Voice, in this panel and in writing, is about articulating individual lived experience.
This recap is a guest post by the fabulous Claire Parnell. Claire is a literature x digital media academic currently teaching at the University of Melbourne. Her research focuses on pop culture, genre fiction (Romance, mainly) and digital publishing. It’s definitely not an excuse to just read romance, watch Netflix and tweet all the time. @cparnell_c
Photo credits: Claire Parnell
I didn’t write too many notes or tweets in this National Writers Conference panel because I was too busy listening. It’s not often I do this; I’m a devoted note-taker. But I was absolutely and utterly struck by this Nuanced Voices panel.
Greater inclusivity and diversity is a necessary change occurring in the publishing world. It’s slow and has so much further to go but it’s pushed in part by panels like this.

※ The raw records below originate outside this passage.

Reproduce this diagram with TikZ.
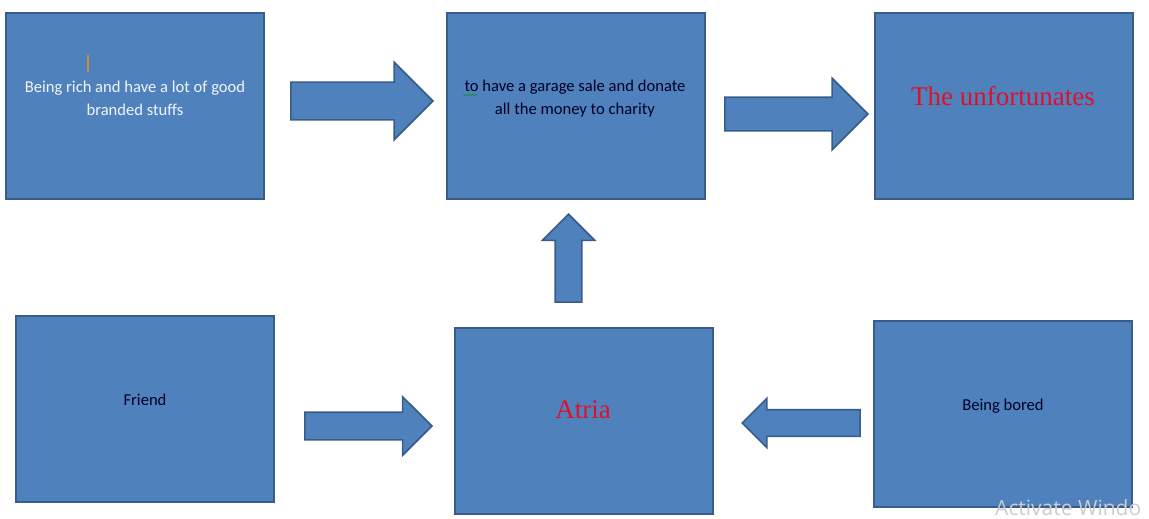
\documentclass[tikz,border=0pt]{standalone}
\usepackage{fontspec}
\setmainfont{Carlito}
\newfontfamily\redserif{Liberation Serif}
\newfontfamily\winfont{Open Sans}
\usetikzlibrary{shapes.arrows,decorations.pathmorphing}
\definecolor{boxfill}{HTML}{4F81BD}
\definecolor{boxline}{HTML}{385D8A}
\definecolor{redtext}{HTML}{E0102A}

\begin{document}
\begin{tikzpicture}[x=1pt,y=-1pt,
  box/.style={draw=boxline,line width=1.6pt,fill=boxfill,minimum width=258pt,minimum height=186pt,inner sep=0pt},
  txt/.style={font=\fontsize{16.6}{23}\selectfont,text={black!85!blue},align=center,inner sep=0pt},
  big/.style={font=\redserif\fontsize{27}{30}\selectfont,text=redtext,inner sep=0pt},
  fat/.style={single arrow,draw=boxline,line width=1.6pt,fill=boxfill,inner xsep=0pt,single arrow head indent=0pt,anchor=tip}]
  \useasboundingbox (0,0) rectangle (1149,519);

  % boxes
  \node[box] (rich)   at (135,106) {};
  \node[box] (sale)   at (576,106) {};
  \node[box] (unfort) at (1004,106) {};
  \node[box] (friend) at (145,409) {};
  \node[box] (atria)  at (584,421) {};
  \node[box] (bored)  at (1003,414) {};

  % texts
  \node[txt,text=white!92!boxfill] (richtxt) at (135,98.5) {Being rich and have a lot of good\\branded stuffs};
  \node[txt] (saletxt) at (575,98.5) {to have a garage sale and donate\\all the money to charity};
  \node[big] (unforttxt) at (1003,96) {The unfortunates};
  \node[txt] (friendtxt) at (145,400) {Friend};
  \node[big] (atriatxt) at (583,410) {Atria};
  \node[txt] (boredtxt) at (1003,406) {Being bored};

  % block arrows, placed by their tips
  \node[fat,minimum height=142pt,minimum width=76pt,inner ysep=18pt,single arrow head extend=20pt] (rich-sale) at (434,101) {};
  \node[fat,minimum height=143pt,minimum width=70pt,inner ysep=16pt,single arrow head extend=19pt] (sale-unfort) at (869,114) {};
  \node[fat,rotate=90,minimum height=88pt,minimum width=51pt,inner ysep=12.5pt,single arrow head extend=13pt] (atria-sale) at (568.5,213) {};
  \node[fat,minimum height=127pt,minimum width=57pt,inner ysep=13pt,single arrow head extend=15.5pt] (friend-atria) at (433,426) {};
  \node[fat,rotate=180,minimum height=118pt,minimum width=48pt,inner ysep=12.5pt,single arrow head extend=11.5pt] (bored-atria) at (741,423) {};

  % cursor and spelling mark
  \draw[color={rgb,255:red,200;green,138;blue,58},line width=1.5pt] (88,55) -- (88,72);
  \draw[green!60!black,decorate,decoration={snake,amplitude=0.8pt,segment length=3pt}] (463,95) -- (478,95);

  \node[anchor=base west,text=gray!40,font=\winfont\fontsize{21}{22}\selectfont,inner sep=0pt] (actwin) at (995,515) {Activate Windo};
\end{tikzpicture}
\end{document}
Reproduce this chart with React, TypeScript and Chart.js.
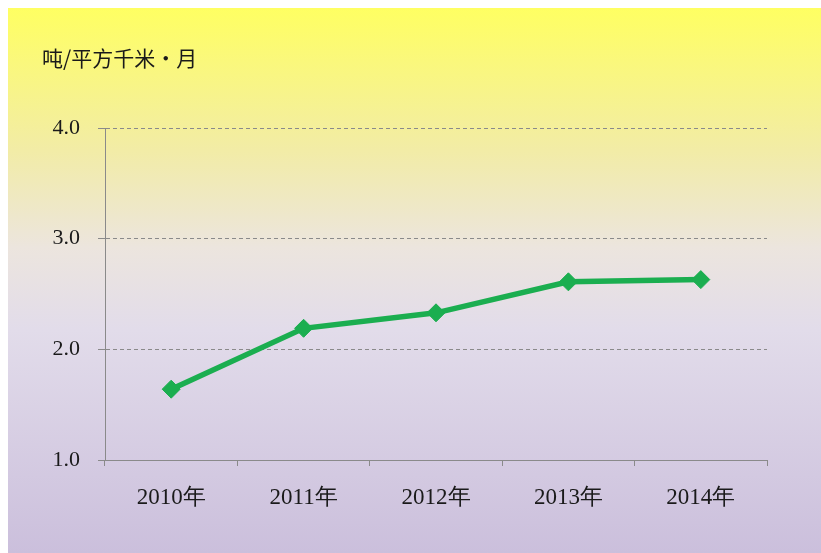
import React, { useEffect, useRef } from "react";
import { Chart, registerables } from "chart.js";

Chart.register(...registerables);

const categories = ["2010年", "2011年", "2012年", "2013年", "2014年"];
const values = [1.64, 2.19, 2.33, 2.61, 2.63];
const yMin = 1;
const yMax = 4;
const yStep = 1;
const unitLabel = "吨/平方千米・月";

const bgPlugin = {
  id: "bgGradient",
  beforeDraw(chart: any) {
    const { ctx, width, height } = chart;
    const g = ctx.createLinearGradient(0, 0, 0, height);
    g.addColorStop(0, "#FFFF62");
    g.addColorStop(0.26, "#F2ECA6");
    g.addColorStop(0.44, "#ECE5DE");
    g.addColorStop(0.59, "#E2DCEA");
    g.addColorStop(1, "#CBBFDC");
    ctx.save();
    ctx.fillStyle = g;
    ctx.fillRect(0, 0, width, height);
    ctx.restore();
  },
  afterDraw(chart: any) {
    const ctx = chart.ctx;
    ctx.save();
    ctx.fillStyle = "#1a1a1a";
    ctx.font = '21px "Noto Sans CJK SC", sans-serif';
    ctx.textBaseline = "middle";
    ctx.textAlign = "left";
    ctx.fillText(unitLabel, 34, 50);
    ctx.restore();
  },
};

export default function App() {
  const ref = useRef<HTMLCanvasElement>(null);
  useEffect(() => {
    if (!ref.current) return;
    const chart = new Chart(ref.current, {
      type: "line",
      data: {
        labels: categories,
        datasets: [
          {
            data: values,
            borderColor: "#1BAE50",
            backgroundColor: "#1BAE50",
            borderWidth: 5.5,
            tension: 0,
            pointStyle: "rectRot",
            pointRadius: 9,
            pointBorderWidth: 1,
            pointBorderColor: "#1BAE50",
            pointBackgroundColor: "#1BAE50",
          },
        ],
      },
      options: {
        animation: false,
        responsive: false,
        layout: { padding: { left: 0, top: 120, right: 54, bottom: 0 } },
        plugins: { legend: { display: false }, tooltip: { enabled: false } },
        scales: {
          x: {
            type: "category",
            offset: true,
            grid: {
              offset: true,
              drawOnChartArea: false,
              drawTicks: true,
              tickLength: 6,
              color: "#8a8a8a",
              tickColor: "#8a8a8a",
            },
            border: { display: true, color: "#8a8a8a", width: 1 },
            ticks: {
              color: "#1a1a1a",
              font: { family: '"Liberation Serif", serif', size: 23 },
              padding: 18,
              maxRotation: 0,
            },
            afterFit(scale: any) {
              scale.height = 93;
            },
          },
          y: {
            min: yMin,
            max: yMax,
            ticks: {
              stepSize: yStep,
              color: "#1a1a1a",
              font: { family: '"Liberation Serif", serif', size: 22 },
              padding: 18,
              callback: (v: any) => Number(v).toFixed(1),
            },
            grid: {
              color: "#8a8a8a",
              tickColor: "#8a8a8a",
              tickLength: 7,
              drawTicks: true,
              lineWidth: 1,
            },
            border: { display: true, color: "#8a8a8a", width: 1, dash: [4, 3] },
            afterFit(scale: any) {
              scale.width = 97;
            },
          },
        },
      },
      plugins: [bgPlugin],
    });
    return () => chart.destroy();
  }, []);
  return (
    <div style={{ position: "fixed", left: 8, top: 8, width: 813, height: 545 }}>
      <canvas ref={ref} width={813} height={545} style={{ display: "block" }} />
    </div>
  );
}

It was such a highlight and honour to hear the panellists talk of the barriers and challenges they face in their writing. I was practically hanging off every word and towards the end found that I was quite emotional.

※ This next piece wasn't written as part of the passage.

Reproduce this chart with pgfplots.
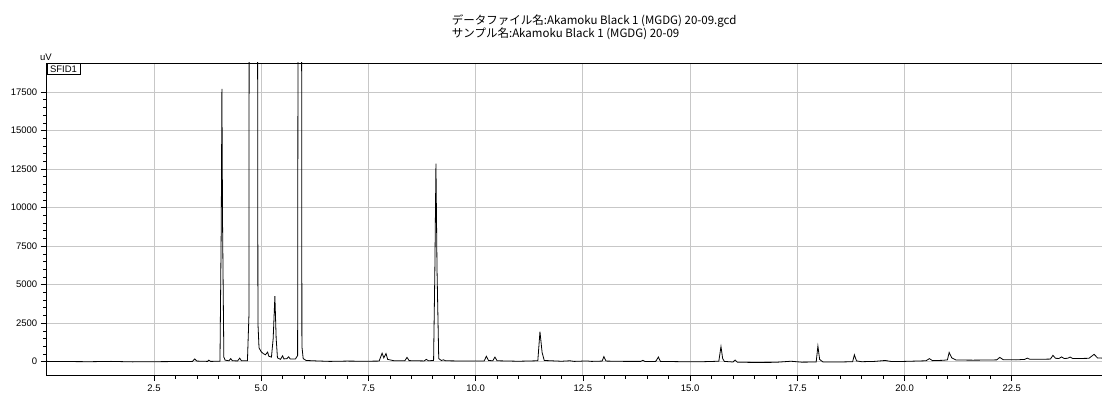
\documentclass[border=0pt]{standalone}
\usepackage{fontspec}
\setmainfont{Liberation Sans}
\newfontfamily\jpfont{Noto Sans CJK JP}
\usepackage{pgfplots}
\pgfplotsset{compat=1.18}
\begin{document}
\begin{tikzpicture}
\useasboundingbox (0,0) rectangle (1102bp,396bp);
\begin{axis}[
  at={(46.7bp,21bp)}, anchor=south west,
  scale only axis, width=1057.3bp, height=312bp,
  xmin=0, xmax=24.65, ymin=-863, ymax=19383,
  xtick={2.5,5,7.5,10,12.5,15,17.5,20,22.5},
  ytick={0,2500,5000,7500,10000,12500,15000,17500},
  scaled y ticks=false, scaled x ticks=false,
  minor tick num=4,
  tick align=outside, tick pos=left,
  major tick length=6bp, minor tick length=3.5bp,
  tick style={black, line width=0.6bp},
  xticklabel style={/pgf/number format/fixed, /pgf/number format/precision=1, /pgf/number format/fixed zerofill},
  yticklabel style={/pgf/number format/fixed, /pgf/number format/1000 sep={}},
  /pgf/number format/assume math mode=true,
  ticklabel style={font=\fontsize{9.5bp}{11bp}\selectfont},
  xmajorgrids, ymajorgrids,
  major grid style={color=black!22, line width=0.8bp},
  axis line style={black, line width=0.9bp},
]
\addplot[black, line width=0.8bp] coordinates {
(0.0,20) (0.5,10) (1.0,0) (1.5,20) (2.0,-10) (2.5,0) (3.0,10) (3.4,20)
(3.45,180) (3.5,40) (3.75,20) (3.78,100) (3.82,20) (4.04,30)
(4.07,9000) (4.085,17700) (4.10,9000) (4.13,300) (4.16,100) (4.25,60)
(4.29,200) (4.33,60) (4.45,50) (4.50,230) (4.54,60) (4.68,60)
(4.715,3000) (4.73,60000) (4.90,60000) (4.925,2500) (4.95,900)
(5.0,650) (5.05,520) (5.10,450) (5.15,620) (5.18,350) (5.24,300)
(5.28,1500) (5.32,4250) (5.35,1500) (5.38,250) (5.45,150) (5.50,380)
(5.53,180) (5.60,200) (5.64,320) (5.68,170) (5.80,180) (5.85,400)
(5.875,60000) (5.93,60000) (5.95,1000) (5.98,200) (6.05,80) (6.3,50)
(6.6,20) (7.0,40) (7.4,30) (7.75,40) (7.82,550) (7.86,250) (7.91,530)
(7.95,150) (8.1,60) (8.35,60) (8.40,280) (8.45,70) (8.8,50) (8.85,150)
(8.9,60) (9.02,80) (9.05,6000) (9.075,12850) (9.10,6000) (9.14,200)
(9.2,80) (9.25,120) (9.3,60) (9.8,40) (10.2,50) (10.25,350) (10.3,80)
(10.4,60) (10.45,300) (10.5,60) (11.0,30) (11.45,60) (11.5,1950)
(11.55,600) (11.6,80) (12.0,30) (12.2,60) (12.3,20) (12.6,50) (12.7,20)
(12.95,40) (12.99,330) (13.04,40) (13.5,20) (13.85,20) (13.9,90)
(13.95,10) (14.2,20) (14.26,300) (14.31,20) (14.8,0) (15.3,0)
(15.67,30) (15.72,980) (15.76,200) (15.8,20) (16.0,-20) (16.05,110)
(16.1,-30) (16.5,-50) (17.0,-40) (17.35,30) (17.6,-30) (17.94,-20)
(17.98,1020) (18.02,150) (18.1,-20) (18.5,-20) (18.79,0) (18.83,450)
(18.88,50) (19.0,0) (19.3,20) (19.55,80) (19.7,10) (20.0,20) (20.5,60)
(20.58,200) (20.65,70) (20.9,90) (21.0,120) (21.04,600) (21.1,250)
(21.2,110) (21.6,100) (22.0,110) (22.15,120) (22.22,280) (22.3,130)
(22.6,120) (22.8,150) (22.86,230) (22.92,160) (23.2,160) (23.4,170)
(23.46,410) (23.52,220) (23.6,210) (23.66,310) (23.72,210) (23.8,220)
(23.86,300) (23.92,210) (24.1,210) (24.3,220) (24.42,480) (24.5,240)
(24.65,230)
};
\end{axis}
\node[anchor=base west, inner sep=0pt, font=\jpfont\fontsize{11.5bp}{13bp}\selectfont] at (451.7bp,371bp) {データファイル名:Akamoku Black 1 (MGDG) 20-09.gcd};
\node[anchor=base west, inner sep=0pt, font=\jpfont\fontsize{11.5bp}{13bp}\selectfont] at (451.7bp,358bp) {サンプル名:Akamoku Black 1 (MGDG) 20-09};
\node[anchor=base west, inner sep=0pt, font=\fontsize{9.5bp}{11bp}\selectfont] at (40bp,335.5bp) {uV};
\node[draw, line width=0.6bp, anchor=north west, inner xsep=3bp, inner ysep=2bp, text height=7bp, text depth=0pt, fill=white, font=\fontsize{9.5bp}{11bp}\selectfont] at (46.7bp,333bp) {SFID1};
\end{tikzpicture}
\end{document}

Somali, Magan told us, is a language based largely on oral tradition and so relies a lot on sound. When trying to capture languages like this in writing, ‘things are lost in translation’.
It’s not just sound, with it’s obvious difficulties in being converted into English text, that is lost in translation, though.
It’s also the way stories are told or written.
Magan recounted the memory of the first time he returned to Somalia when he was younger and listening to his aunts talk to one another in Somali. They spoke in metaphors, which he barely understood in the context of casual conversation, so used to the structure of English.
Gamilaroi, Whittaker explains, is a language that is and does. English, on the other hand, she describes as a descriptive language. It’s “good at hiding what it does”.
Auslan has no written language so everything Ross writes is an act of translation. In fact, every one of his discussion points during the panel was translated. An Auslan interpreter signed questions that were directed at him. He answered by signing and another interpreter – one he uses often – translated for the audience.
Onley-Zerkel described how people often thought it was odd that he chose a woman to translate for him; that it was weird to hear his words in a female tone. Auslan is a 3D language, which relies on expression and body language and doesn’t always have true English equivalents. His chosen translator, he explained, chooses the right words to reflect the intent and context he’s attempting to get across and is more important to him than how his words sound in a female voice.
It’s less about translation and more accurately described as ‘finding equivalency’.
‘Voice is inherently tried to identity for me, but I also know that identity is transient,’ said Chi Tran.
Each panellist noted their experience of power of language and voice. Voice is core to our identity, to our history and homes. It can be a tool of oppression and, for many, a decolonial tool as well.